69 Love Songs, vol. 2 é tão bom quanto o primeiro, começa com L.D. Beghtol (um dos vocalistas convidados) à capela em “Roses” seguida pela “jazzística” “Love Is Like Jazz”. “When My Boy Walks Down The Street” é uma das canções de apelo homossexual, assim como a belíssima “Papa Was a Rodeo”: “eu vejo aquele "beije-me" enrugado se formando / mas talvez você deveria tapá-lo com uma cerveja porque / Papai foi o rodeio / Mamãe uma banda de rock and roll / Eu posso tocar guitarra e laçar uma novilha / antes eu aprendi a esperar / Casa foi qualquer lugar movido a diesel / amor foi a mão de um caminhoneiro / Nunca perambulei por aí procurando amor por uma única noite / Antes de me beijar você deveria saber / Papai foi o rodeio. / A luz refletida na bola de vidro parece um turbilhão com mil olhos / Eles me fazem pensar que eu não deveria estar aqui por nada / Você sabe, a cada minuto alguém morre / O que estamos fazendo neste bar decadente? / Como você pode viver num lugar como este? / Por que você não quer entrar no meu carro? e eu o terei, darei aquele beijo agora.” e na Abbaesque “Long-Forgotten Fairytale”: “te vi pela última vez no verão / você me disse detestar longas despedidas / e que não havia nada a explicar / em cada vida uma pequena chuva et cetera / e um conto de fadas há muito esquecido / está nos seus olhos novamente / fui pego dentro do mundo dos sonhos / onde as cores são mais intensas e nada faz sentido. / Há uma cidade flutuante de edredom / numa nuvem de mistério / Há um velho castelo encantado / e a princesa que há sou eu / enfeitada como uma árvore de natal. / Eu você continua com sua piadinha / mas eu perdi o meu senso de humor”.


69 Love Songs, vol. 3 possui algumas canções “tradicionais”, com roupagem passadista ecoando Kurt Weil (“Zebra”), temas eruditos bacheanos (“For We Are the King of the Boudoir”) e canções dos mais variados estilos. “Blue You”, tem a atmosfera instrumental que parece ter saído de “A Manhã” de Grieg. Claudia Gonson emociona à Joan Baez na folk “Acoustic Guitar”: Violão, eu te farei uma estrela /Terá sua foto estampada por todo o mundo / Você poderá ter seu próprio carro / traga apenas de volta a minha garota / Ela sempre amou o som do seu dedilhado / você a faz pensar que talvez eu não seja tão burro / Ela tende a desfalecer ao som do tambor / Porque ela é folk, / então toque e talvez ela virá.”. Há também um inusitado encontro entre Stephin e o lingüista Ferdinand de Saussure em “The Death of Ferdinand de Saussure”: "Conheci Ferdinand de Saussure numa noite como esta. / No amor ele disse "não tenho certeza / eu até sabia o que era / sem entendimento, nem conclusão. / Isto é um castigo merecido / Você não pode utilizar escavadeira para estudar orquídeas, ele disse, 'então / Não sabemos nada / Você não sabe nada / Eu não sei nada sobre o amor / Mas não somos nada / Você é nada / Eu sou nada sem amor' / Sou apenas um grande compositor e não um homem violento, / mas perdi minha compostura e atirei em Ferdinand.”. Tente ficar parado em “I'm Sorry I Love You” com vocais de Shirley Simms, impossível.

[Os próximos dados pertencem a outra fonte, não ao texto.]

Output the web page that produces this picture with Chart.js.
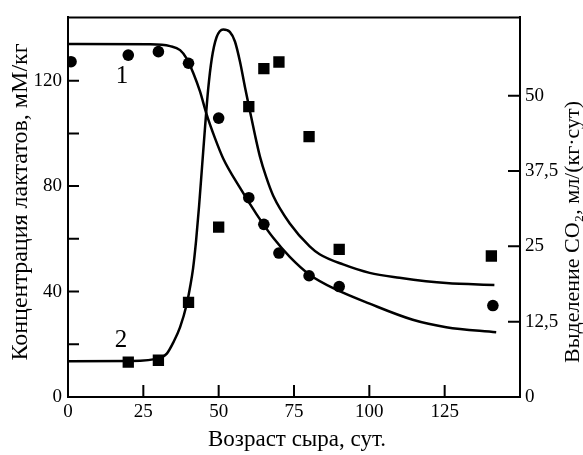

69 Love Songs é um álbum difícil de se resenhar, são tantas qualidades reunidas em 69 canções que precisaria um compêndio para explicar esta obra-prima. Foi ignorado pela maioria das listas de melhores dos anos 90, mas ainda há tempo de corrigir o erro. Mas atenção: ecletismo e falta de preconceito são indispensáveis para a apreciá-lo.